3.3.  Approval of Contract Administration

ORA does not object to SDG&E’s contract administration activities for the Record Year 2015. Following our review of SDG&E’s testimony, the Commission approves SDG&E’s contract administration for the Record Year 2015.

3.4.  Utility-Owned Generation and Facilities Under Contract

SDG&E’s application and testimony establishes, and the Commission finds, that SDG&E has adequately demonstrated that during 2015 SDG&E prudently administered and dispatched its utility owned generation resources and portfolio of contracts (excepting as discussed in section 3.2.2.), including Miramar, Palomar, Desert Star, Cuyamaca, allocated California Department of Water Resources contracts, power purchase agreements, QFs, non-QF resources, and renewable energy resources, in compliance with SDG&E’s Commission approved procurement plan.

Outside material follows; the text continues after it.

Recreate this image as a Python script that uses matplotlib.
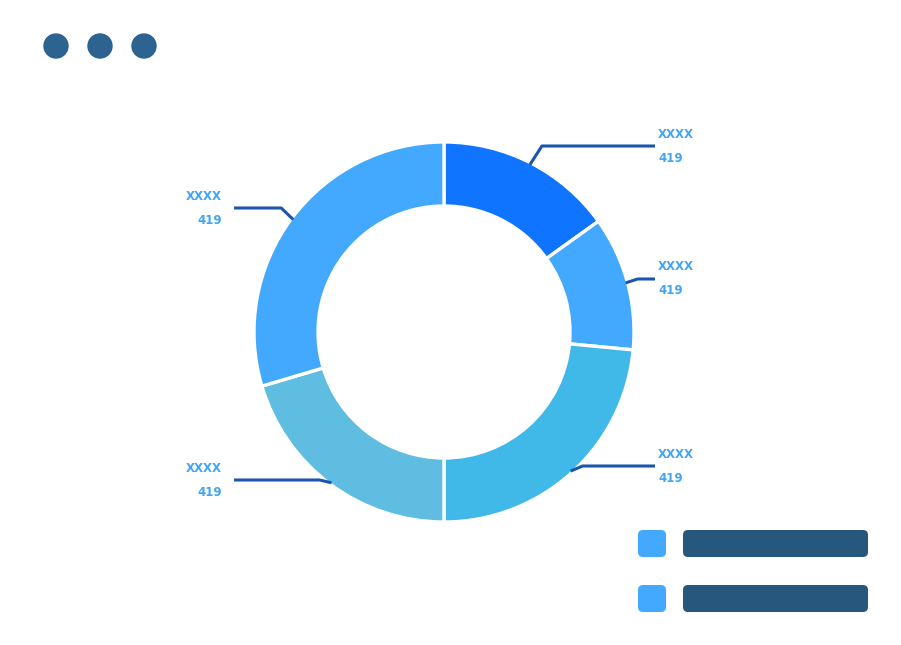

3.5.  Compliance Review of the ERRA and Other Balancing Accounts

ORA reviewed SDG&E’s ERRA and five other balancing and memorandum accounts in this proceeding. These are: the TCBA, LGBA, NERBA, IEMA, and LCMA. ORA found no required accounting adjustments and no exceptions to the recovery requirements. The Commission concludes that the ERRA entries and the other balancing and memorandum account entries for Record Year 2015 are appropriate, correctly stated, and in compliance with applicable Commission decisions.